His dyes are made directly from plants and bugs rather than from artificially produced chemicals. In recent years he decided that using an artificial heat source in the dying process would generate carbon dioxide as a waste product, so now he uses only sunlight, soaking the fabrics in large jars he leaves outdoors to steep. He reuses the dye even as it weakens, producing remarkable range and intensity with repeated dyings.
"By using this kind of technique, the process becomes very gentle, tender and soft," he said. "And that actually (makes) the viewer realize everyone has to be gentle and kind to nature as well. It’s a kind of message."

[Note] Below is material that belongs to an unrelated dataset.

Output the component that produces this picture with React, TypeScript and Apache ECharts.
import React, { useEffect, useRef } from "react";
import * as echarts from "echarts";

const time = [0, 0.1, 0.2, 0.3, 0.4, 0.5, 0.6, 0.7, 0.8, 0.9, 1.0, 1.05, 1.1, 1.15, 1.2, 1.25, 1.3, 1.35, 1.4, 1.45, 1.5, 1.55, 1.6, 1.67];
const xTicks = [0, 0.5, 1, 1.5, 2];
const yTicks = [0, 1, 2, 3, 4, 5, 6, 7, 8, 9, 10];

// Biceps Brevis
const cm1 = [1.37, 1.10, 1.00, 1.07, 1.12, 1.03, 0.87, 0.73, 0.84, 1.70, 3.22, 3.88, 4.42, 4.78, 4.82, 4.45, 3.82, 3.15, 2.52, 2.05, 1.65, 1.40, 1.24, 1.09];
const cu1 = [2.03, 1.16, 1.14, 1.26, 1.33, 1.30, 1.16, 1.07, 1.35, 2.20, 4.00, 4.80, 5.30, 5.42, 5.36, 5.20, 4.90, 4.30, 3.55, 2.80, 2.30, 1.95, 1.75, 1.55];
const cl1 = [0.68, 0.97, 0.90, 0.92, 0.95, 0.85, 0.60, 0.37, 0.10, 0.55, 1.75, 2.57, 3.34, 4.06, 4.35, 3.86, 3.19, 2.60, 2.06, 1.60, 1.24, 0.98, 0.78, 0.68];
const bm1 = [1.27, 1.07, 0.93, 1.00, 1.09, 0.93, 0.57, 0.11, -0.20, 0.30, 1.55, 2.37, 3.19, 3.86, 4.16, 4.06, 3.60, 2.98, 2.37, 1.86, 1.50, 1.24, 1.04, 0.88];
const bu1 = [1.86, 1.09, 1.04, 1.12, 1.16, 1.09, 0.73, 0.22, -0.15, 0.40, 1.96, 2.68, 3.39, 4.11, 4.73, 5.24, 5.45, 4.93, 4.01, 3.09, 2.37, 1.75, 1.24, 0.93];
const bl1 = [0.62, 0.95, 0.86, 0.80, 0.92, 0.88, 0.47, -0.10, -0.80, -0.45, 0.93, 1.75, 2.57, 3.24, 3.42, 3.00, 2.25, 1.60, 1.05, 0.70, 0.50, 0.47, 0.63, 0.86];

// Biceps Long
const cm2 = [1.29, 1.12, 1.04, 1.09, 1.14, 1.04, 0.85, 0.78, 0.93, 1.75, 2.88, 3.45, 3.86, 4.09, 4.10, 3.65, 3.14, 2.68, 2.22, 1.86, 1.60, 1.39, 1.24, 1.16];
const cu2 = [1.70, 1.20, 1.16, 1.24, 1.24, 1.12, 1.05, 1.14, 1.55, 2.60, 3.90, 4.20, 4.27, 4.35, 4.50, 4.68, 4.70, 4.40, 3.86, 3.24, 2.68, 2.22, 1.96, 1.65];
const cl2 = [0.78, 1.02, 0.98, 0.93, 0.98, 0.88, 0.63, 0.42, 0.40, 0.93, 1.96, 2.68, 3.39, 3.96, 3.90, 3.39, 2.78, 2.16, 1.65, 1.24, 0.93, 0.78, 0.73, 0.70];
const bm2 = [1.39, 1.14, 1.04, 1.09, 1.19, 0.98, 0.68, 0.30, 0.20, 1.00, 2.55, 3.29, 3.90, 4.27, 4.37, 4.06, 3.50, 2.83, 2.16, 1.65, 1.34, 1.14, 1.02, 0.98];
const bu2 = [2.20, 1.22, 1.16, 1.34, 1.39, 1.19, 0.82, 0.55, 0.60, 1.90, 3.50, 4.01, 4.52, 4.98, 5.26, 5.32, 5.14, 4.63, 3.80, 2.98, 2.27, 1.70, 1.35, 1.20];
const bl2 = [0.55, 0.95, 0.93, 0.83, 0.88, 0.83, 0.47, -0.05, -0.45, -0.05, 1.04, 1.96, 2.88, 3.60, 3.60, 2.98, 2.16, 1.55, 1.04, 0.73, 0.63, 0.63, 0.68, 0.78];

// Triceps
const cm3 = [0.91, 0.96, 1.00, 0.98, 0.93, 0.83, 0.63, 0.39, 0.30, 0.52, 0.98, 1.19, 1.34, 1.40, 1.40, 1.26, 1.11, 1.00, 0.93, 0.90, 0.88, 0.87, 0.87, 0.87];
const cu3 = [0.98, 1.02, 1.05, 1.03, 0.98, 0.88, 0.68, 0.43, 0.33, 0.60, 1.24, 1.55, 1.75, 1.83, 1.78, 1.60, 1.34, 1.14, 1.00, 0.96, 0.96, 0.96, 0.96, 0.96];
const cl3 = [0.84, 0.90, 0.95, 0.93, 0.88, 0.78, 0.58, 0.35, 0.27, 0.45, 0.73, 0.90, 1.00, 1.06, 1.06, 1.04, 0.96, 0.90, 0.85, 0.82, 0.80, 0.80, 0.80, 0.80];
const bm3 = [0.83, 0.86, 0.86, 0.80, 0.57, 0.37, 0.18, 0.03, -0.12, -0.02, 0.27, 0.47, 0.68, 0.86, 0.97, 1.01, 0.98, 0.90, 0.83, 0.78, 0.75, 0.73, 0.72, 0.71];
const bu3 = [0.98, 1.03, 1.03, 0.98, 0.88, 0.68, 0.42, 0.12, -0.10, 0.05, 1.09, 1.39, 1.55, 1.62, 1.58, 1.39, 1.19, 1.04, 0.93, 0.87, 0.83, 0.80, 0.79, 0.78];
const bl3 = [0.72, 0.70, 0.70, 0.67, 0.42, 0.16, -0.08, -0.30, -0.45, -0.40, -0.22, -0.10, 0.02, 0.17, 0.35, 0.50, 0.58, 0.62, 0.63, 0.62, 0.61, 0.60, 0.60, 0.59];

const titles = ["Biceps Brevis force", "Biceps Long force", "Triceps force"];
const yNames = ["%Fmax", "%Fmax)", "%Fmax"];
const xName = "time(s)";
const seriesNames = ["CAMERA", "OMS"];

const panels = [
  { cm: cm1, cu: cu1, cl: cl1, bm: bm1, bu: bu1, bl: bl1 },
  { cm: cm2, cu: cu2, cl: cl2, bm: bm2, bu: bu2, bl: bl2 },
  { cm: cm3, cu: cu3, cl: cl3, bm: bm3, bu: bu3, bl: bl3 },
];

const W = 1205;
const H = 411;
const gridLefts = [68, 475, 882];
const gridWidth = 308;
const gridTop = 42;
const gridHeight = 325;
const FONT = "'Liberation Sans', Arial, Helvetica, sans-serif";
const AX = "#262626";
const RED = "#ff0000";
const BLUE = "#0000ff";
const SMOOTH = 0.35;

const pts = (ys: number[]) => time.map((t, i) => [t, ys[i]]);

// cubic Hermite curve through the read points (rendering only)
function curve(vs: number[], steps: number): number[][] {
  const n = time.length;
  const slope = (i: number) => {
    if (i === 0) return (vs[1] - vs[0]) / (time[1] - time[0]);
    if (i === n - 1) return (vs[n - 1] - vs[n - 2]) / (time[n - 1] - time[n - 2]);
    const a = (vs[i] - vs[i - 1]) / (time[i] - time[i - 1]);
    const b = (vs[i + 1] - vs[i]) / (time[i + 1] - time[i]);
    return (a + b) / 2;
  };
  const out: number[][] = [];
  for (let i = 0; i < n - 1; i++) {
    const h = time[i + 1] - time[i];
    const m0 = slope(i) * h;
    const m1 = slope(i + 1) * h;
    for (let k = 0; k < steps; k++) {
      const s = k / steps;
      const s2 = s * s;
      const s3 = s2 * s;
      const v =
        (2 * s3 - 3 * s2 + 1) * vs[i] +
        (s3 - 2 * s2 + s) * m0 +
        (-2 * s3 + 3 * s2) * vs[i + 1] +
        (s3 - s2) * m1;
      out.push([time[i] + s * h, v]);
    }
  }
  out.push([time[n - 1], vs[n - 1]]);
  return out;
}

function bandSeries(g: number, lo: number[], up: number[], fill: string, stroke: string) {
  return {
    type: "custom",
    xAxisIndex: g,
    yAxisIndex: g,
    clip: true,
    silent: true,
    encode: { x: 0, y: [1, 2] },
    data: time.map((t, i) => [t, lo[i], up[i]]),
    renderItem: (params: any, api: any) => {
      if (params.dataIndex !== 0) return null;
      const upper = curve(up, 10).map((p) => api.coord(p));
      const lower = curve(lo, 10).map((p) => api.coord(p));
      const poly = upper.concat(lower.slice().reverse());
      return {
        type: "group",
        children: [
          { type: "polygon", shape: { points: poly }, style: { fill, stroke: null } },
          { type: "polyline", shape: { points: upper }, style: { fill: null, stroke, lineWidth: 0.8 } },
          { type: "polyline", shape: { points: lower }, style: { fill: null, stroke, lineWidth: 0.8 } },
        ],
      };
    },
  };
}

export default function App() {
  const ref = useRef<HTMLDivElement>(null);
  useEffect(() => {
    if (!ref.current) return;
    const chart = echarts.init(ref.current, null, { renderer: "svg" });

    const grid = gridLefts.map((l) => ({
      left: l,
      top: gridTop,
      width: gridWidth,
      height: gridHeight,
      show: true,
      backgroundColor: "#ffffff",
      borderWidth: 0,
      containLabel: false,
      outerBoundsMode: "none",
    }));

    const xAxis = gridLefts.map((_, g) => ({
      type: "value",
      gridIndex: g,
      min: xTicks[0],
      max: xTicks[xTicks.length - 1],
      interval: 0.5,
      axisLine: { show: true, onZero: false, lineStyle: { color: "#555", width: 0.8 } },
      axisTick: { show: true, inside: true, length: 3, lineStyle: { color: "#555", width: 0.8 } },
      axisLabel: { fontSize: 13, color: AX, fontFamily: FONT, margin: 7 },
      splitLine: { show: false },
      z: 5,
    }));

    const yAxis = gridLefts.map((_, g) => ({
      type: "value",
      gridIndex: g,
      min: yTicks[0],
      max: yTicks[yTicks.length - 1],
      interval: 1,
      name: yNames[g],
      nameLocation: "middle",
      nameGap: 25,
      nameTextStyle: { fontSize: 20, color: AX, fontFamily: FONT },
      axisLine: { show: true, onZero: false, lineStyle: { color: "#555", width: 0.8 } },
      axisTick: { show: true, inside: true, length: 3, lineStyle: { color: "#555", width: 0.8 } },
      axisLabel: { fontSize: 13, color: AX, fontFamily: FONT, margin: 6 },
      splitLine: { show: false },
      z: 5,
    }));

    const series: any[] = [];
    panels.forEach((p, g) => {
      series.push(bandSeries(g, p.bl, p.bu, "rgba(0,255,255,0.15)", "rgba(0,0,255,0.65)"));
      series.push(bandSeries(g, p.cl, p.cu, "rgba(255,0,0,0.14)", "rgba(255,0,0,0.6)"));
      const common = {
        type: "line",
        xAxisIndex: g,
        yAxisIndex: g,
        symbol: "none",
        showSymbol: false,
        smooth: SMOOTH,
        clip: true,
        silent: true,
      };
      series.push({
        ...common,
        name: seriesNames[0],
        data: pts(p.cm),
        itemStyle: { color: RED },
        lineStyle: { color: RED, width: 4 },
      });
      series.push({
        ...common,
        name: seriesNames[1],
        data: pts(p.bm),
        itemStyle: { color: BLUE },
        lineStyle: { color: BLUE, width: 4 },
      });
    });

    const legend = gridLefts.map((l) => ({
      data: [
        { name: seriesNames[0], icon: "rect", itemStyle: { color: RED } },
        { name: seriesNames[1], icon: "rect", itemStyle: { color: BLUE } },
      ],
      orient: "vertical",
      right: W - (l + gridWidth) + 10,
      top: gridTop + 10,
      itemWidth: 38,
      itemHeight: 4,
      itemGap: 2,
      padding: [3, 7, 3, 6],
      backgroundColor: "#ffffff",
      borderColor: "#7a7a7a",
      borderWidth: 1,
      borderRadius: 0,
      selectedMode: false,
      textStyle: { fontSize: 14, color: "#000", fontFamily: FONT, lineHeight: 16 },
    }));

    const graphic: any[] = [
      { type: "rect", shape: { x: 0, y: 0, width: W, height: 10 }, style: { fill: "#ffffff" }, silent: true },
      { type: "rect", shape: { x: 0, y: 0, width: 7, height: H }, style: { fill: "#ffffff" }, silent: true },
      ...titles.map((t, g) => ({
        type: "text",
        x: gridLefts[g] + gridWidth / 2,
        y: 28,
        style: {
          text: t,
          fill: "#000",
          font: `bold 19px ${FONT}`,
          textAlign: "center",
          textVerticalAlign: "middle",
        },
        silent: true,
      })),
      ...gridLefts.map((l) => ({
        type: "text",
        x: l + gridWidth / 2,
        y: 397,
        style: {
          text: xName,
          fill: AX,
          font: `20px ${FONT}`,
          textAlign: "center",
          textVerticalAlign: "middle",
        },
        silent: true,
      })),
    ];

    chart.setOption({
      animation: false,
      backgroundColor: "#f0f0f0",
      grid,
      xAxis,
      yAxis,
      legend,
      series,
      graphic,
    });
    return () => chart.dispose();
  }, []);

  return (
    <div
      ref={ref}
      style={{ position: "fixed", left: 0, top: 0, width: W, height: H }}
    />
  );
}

Izukura developed his ideas during his days at Doshisha University and during those arguments with his father.
They made peace when he agreed to work in the family’s Kyoto factory during the day, using modern methods, and on his own at night, when he studied traditional dying methods and began developing new ones, focusing on the use of natural materials.
He began to see nature as having its own "voice" in the process. "It’s not just a voice, but it’s like life," he said. "People have life but nature has life, too, so I wanted to emphasize life."
His affinity for silk extends to the point where he now wears a single silk outfit that he washes by wearing it in the shower. (On a trip to New York, he had to wear an outfit that was slightly damp and dried wrinkled. The city’s fashion mavens were impressed nonetheless.)
"The silkworm is living inside the cocoon for a long time without having any smell, and it doesn’t get dirty," said Izukura, who said he uses silk wall hangings to decorate his house and silk sheets on his bed.
For local audiences he wants to reveal the intricacies of silk production, a process he knows intimately since he raises silkworms. For his installation at UH, he obtained 300 silkworms from a farmer on Hawaii island that he will somehow get to "collaborate" and create two huge cocoons, like bees building a hive.
"Usually they don’t want to listen to me," he said with a laugh.
It won’t be the first time he will use nature to create his textile art, which consists of everything from hangings of traditional kimono shapes to fabric necklaces woven from a single piece of cloth. For one piece he put pieces of silk and wool inside a cylindrical wooden cage, then threw it into a river to let the current toss and turn the contents into a ball of fabric. He then used it in a shawl-like jacket "made by the power of nature," he said.
His installations here include huge fabric tubes created on a special loom he designed that can weave a seamless tube 10 feet high and 164 feet long. One such piece on display at the Academy Art Center stretches from the interior mezzanine to the front lawn.
The idea, he said, is for people to understand "how beautiful textile can be on the inside."
Izukura came to Hawaii for the first time a year ago, at first visiting only Waikiki but on later trips finding inspiration in Hawaii’s mountainous terrain.
"Especially when I go into the mountains, I feel embraced by nature," he said.
While here, Izukura will conduct workshops (the registration deadline has passed) and deliver a free lecture on art and sustainability at UH-Manoa Art Auditorium at 6:30 p.m. Tuesday. He will also host a trunk show of his wearable art, including jackets and scarves, from 3 to 7 p.m. Monday and 10 a.m. to 4 p.m. Tuesday at the Ilikai Hotel & Suites, Suite 2210.